A todos nos gusta que nos regalen de vez en cuando el oído, sobre todo si hay razones objetivas para ello: ropa nueva, unos kilos de menos, un cambio de peinado...llegamos al trabajo o a una reunión esperando que los que nos rodean (y suponemos que nos estiman) hagan grandes alharacas al comprobar un cambio a mejor en nuestra apariencia, cambio del que somos conscientes y en el que hemos puesto intención y empeño. Y la mayoría de las veces nos llevamos un buen chasco: sólo encontramos un silencio indiferente, y en ocasiones alguna tímida constatación de los hechos: "ah, te has dado mechas..."
Sin embargo, cuando uno sabe que ese cambio a mejor existe, porque todos tenemos ojos en la cara y espejos en las paredes que nos dicen si ese día estamos fantásticos o penosos, resulta chocante cuando no enojoso que nadie se fije (o parezca fijarse) en eso de positivo que nuestro aspecto presenta hoy. Y nos preguntamos, "¿pero cómo es posible que no se den cuenta de que los pantalones me quedan más sueltos?"  "¿Es que no ven que llevo una blusa nueva?"  "¿Será que mis zapatos son tan vulgares que pasan inadvertidos?" Por el contrario, en alguna ocasión califican como atractivo y novedoso  algo que de tan antiguo y usado ya ni uno mismo toma en cuenta.

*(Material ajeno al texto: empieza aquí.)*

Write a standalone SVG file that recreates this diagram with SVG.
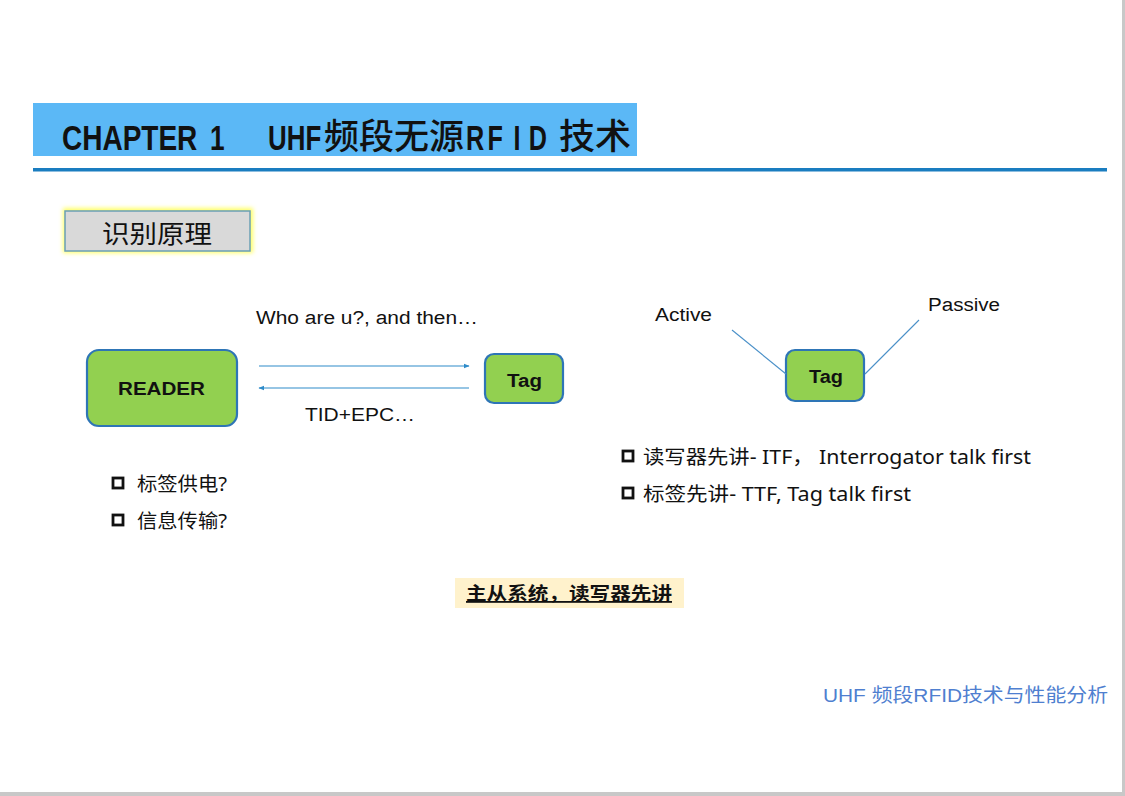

Esta actitud tan generalizada (aunque a todo hay excepciones y en este caso siempre muy gratas) hace que uno intente explicarse cuál es la razón de un comportamiento tan caprichoso y aleatorio. En primer lugar, se piensa  en la envidia. Hay muchas personas que aun siendo fantásticas tienen tan baja estima de sí mismos que cualquier detalle significativo en los demás les sumen en la tristeza del bien ajeno. Y aunque estén viendo algo que les parece estupendo, como creen carecer de ello, prefieren no ponerlo de manifiesto para que su falta no sea evidente. Pero ese tipo de gente no es mayoritario, afortunadamente; aunque alguno siempre encontramos en todo grupo humano, no solemos vivir rodeados de envidiosos... En segundo lugar, están aquellos que aunque se dan cuenta del detalle novedoso se callan con intención de fastidiar. Esta actitud podría  ser  asimilable a la del anterior,  porque no produce beneficio al que se calla más que el de no dar una alegría al otro. Por otra parte está  la falta de atención. Hay personas muy poco observadoras que sin tener intención de hacer daño simplemente no reparan en lo nuestro. Esto sienta bastante mal a los que sí se fijan en lo bueno que tienen los demás. Y por último, hay a quienes les da pudor hacer comentarios elogiosos del resto, porque piensan que si lo hacen van a crear una situación embarazosa de la cual no sabrán salir airosos.

Todos estos motivos para el silencio son frecuentes, pero debería hacerse todo lo posible para no caer en ellos. ¿Qué trabajo cuesta decir lo que pensamos? (Siempre que sea algo bueno, claro está, no se trata aquí de denostar a nadie: lo que no nos gusta, mejor callarlo). Al que escucha le haremos sentir bien, y  nosotros también recibiremos de vuelta parte de ese bienestar. Si nos gusta que nos halaguen, ¿por qué no empezamos por dedicar alguna palabra bonita a los que tenemos más cerca, si realmente lo merecen? Perdamos el miedo a ser agradables; eso no nos va a hacer más vulnerables, ni menos respetables ni peores personas; todo lo contrario. Los que reciban el elogio que yo ahora aquí reivindico reaccionarán como la chica de la boda: al principio con cierta sorpresa, pero enseguida con gratitud y cordialidad recíproca.

Hagamos el mundo un poco más amable, un lugar en el que sentirse apreciado y valorado. Hagamos todo lo contrario de lo que aconseja el refrán, y siempre que surja la oportunidad cambiémoslo por este: "Elogia, que algo queda".